SEO and Content Strategy: Playing the Long Game
Paid advertising is rented attention. Content is owned attention. Every article you publish, every video you host, every optimised page you create is an asset that can continue generating visibility, leads, and trust for years without additional spend.
A smart content strategy for a small business should include:
- A blog or editorial section covering topics genuinely useful to your target audience
- SEO-optimised service and location pages
- A consistent social media presence anchored in your core content
- A YouTube or video library that builds over time
- Email content that nurtures leads rather than just broadcasting offers
When to Bring in a Production Partner
Many small businesses start their content journey in-house, which is a perfectly reasonable approach. But there comes a point where professional production pays for itself many times over. That moment is usually when:
- Your visual content no longer matches the quality of your service
- You are spending more time producing than running your business
- You need content for a high-stakes moment — a launch, a rebrand, a major pitch
- You want to break into a new market and need to make a strong first impression
Conclusion: The Advantage Is Already Yours
The content era has been uniquely generous to small businesses.
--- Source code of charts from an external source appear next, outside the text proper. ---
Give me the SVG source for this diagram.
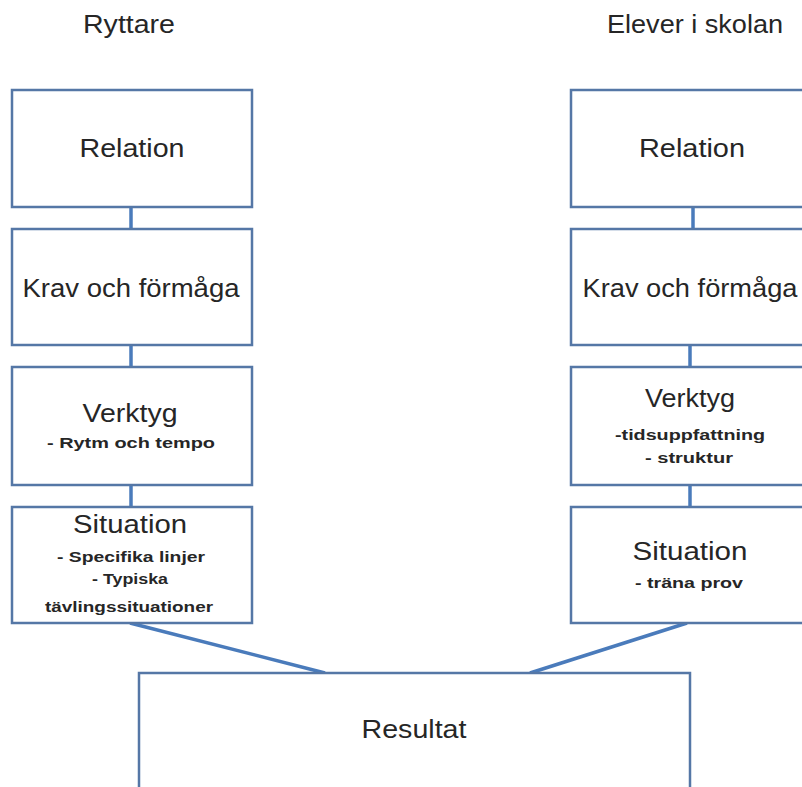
<svg xmlns="http://www.w3.org/2000/svg" width="802" height="787" viewBox="0 0 802 787">
<style>
.box{fill:#ffffff;stroke:#5577a6;stroke-width:2.5}
.con{stroke:#4a7bbb;stroke-width:3.5;fill:none}
.big{font-family:"Liberation Sans",Arial,sans-serif;font-size:25px;fill:#262626;text-anchor:middle}
.sm{font-family:"Liberation Sans",Arial,sans-serif;font-size:14px;font-weight:bold;fill:#262626;text-anchor:middle}
</style>
<rect width="802" height="787" fill="#ffffff"/>
<g id="connectors">
<line class="con" x1="131" y1="207" x2="131" y2="229"/>
<line class="con" x1="131" y1="345" x2="131" y2="367"/>
<line class="con" x1="131" y1="485" x2="131" y2="507"/>
<line class="con" x1="693" y1="207" x2="693" y2="229"/>
<line class="con" x1="690" y1="345" x2="690" y2="367"/>
<line class="con" x1="690" y1="485" x2="690" y2="507"/>
<line class="con" x1="130" y1="623" x2="325" y2="673"/>
<line class="con" x1="687" y1="623" x2="530" y2="673"/>
</g>
<g id="title-left"><text class="big" x="129" y="33" textLength="92" lengthAdjust="spacingAndGlyphs">Ryttare</text></g>
<g id="title-right"><text class="big" x="695" y="33" textLength="176" lengthAdjust="spacingAndGlyphs">Elever i skolan</text></g>
<g id="l-relation"><rect class="box" x="12" y="90" width="240" height="117"/><text class="big" x="132" y="157" textLength="105" lengthAdjust="spacingAndGlyphs">Relation</text></g>
<g id="l-krav"><rect class="box" x="12" y="229" width="240" height="116"/><text class="big" x="131" y="297" textLength="217" lengthAdjust="spacingAndGlyphs">Krav och förmåga</text></g>
<g id="l-verktyg"><rect class="box" x="12" y="367" width="240" height="118"/><text class="big" x="130" y="422" textLength="95" lengthAdjust="spacingAndGlyphs">Verktyg</text><text class="sm" x="131" y="448" textLength="168" lengthAdjust="spacingAndGlyphs">-  Rytm och tempo</text></g>
<g id="l-situation"><rect class="box" x="12" y="507" width="240" height="116"/><text class="big" x="130" y="533" textLength="114" lengthAdjust="spacingAndGlyphs">Situation</text><text class="sm" x="131" y="562" textLength="148" lengthAdjust="spacingAndGlyphs">- Specifika  linjer</text><text class="sm" x="130" y="584" textLength="76" lengthAdjust="spacingAndGlyphs">- Typiska</text><text class="sm" x="129" y="612" textLength="168" lengthAdjust="spacingAndGlyphs">tävlingssituationer</text></g>
<g id="r-relation"><rect class="box" x="571" y="90" width="240" height="117"/><text class="big" x="692" y="157" textLength="106" lengthAdjust="spacingAndGlyphs">Relation</text></g>
<g id="r-krav"><rect class="box" x="571" y="229" width="240" height="116"/><text class="big" x="690" y="297" textLength="215" lengthAdjust="spacingAndGlyphs">Krav och förmåga</text></g>
<g id="r-verktyg"><rect class="box" x="571" y="367" width="240" height="118"/><text class="big" x="690" y="407" textLength="90" lengthAdjust="spacingAndGlyphs">Verktyg</text><text class="sm" x="690" y="440" textLength="150" lengthAdjust="spacingAndGlyphs">-tidsuppfattning</text><text class="sm" x="689" y="463" textLength="88" lengthAdjust="spacingAndGlyphs">- struktur</text></g>
<g id="r-situation"><rect class="box" x="571" y="507" width="240" height="116"/><text class="big" x="690" y="560" textLength="115" lengthAdjust="spacingAndGlyphs">Situation</text><text class="sm" x="689" y="588" textLength="108" lengthAdjust="spacingAndGlyphs">- träna prov</text></g>
<g id="resultat"><rect class="box" x="139" y="673" width="551" height="140"/><text class="big" x="414" y="738" textLength="105" lengthAdjust="spacingAndGlyphs">Resultat</text></g>
</svg>
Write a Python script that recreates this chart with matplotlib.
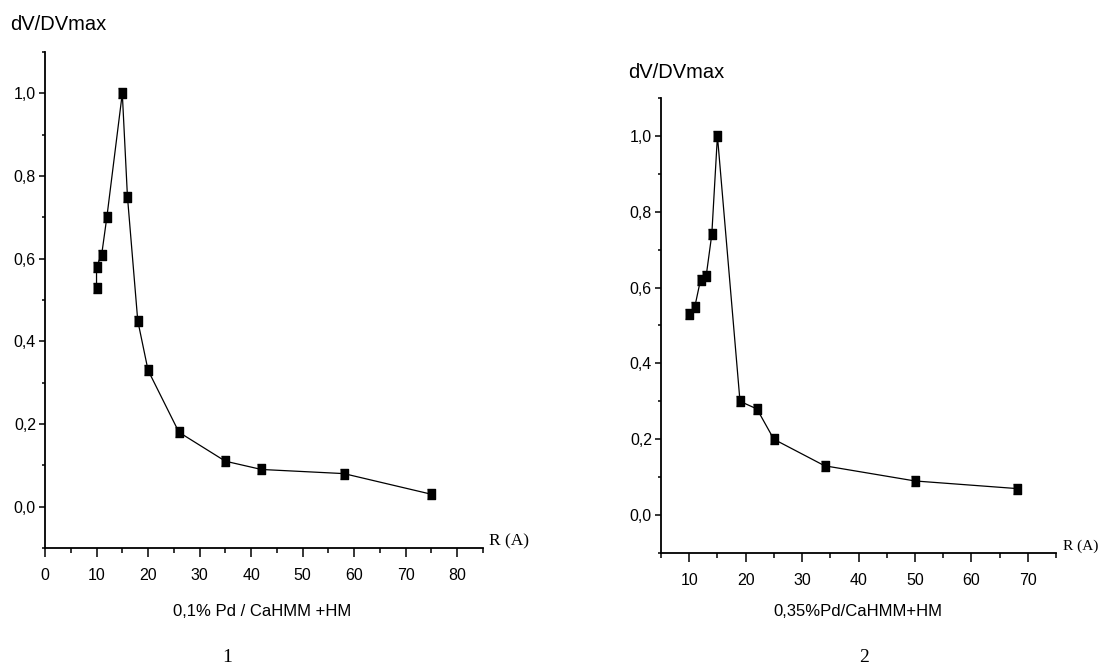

For the first time in commercial history, the ability to tell a compelling story matters more than the budget behind it. Authenticity, specificity, and consistency — the things small businesses naturally possess — are precisely the qualities that make content perform.
Large brands will always have more money. But you have something they cannot buy: a genuine story, a real community, and the agility to tell it in ways that land.
The playing field has never been more level. The question is whether you're ready to step onto it.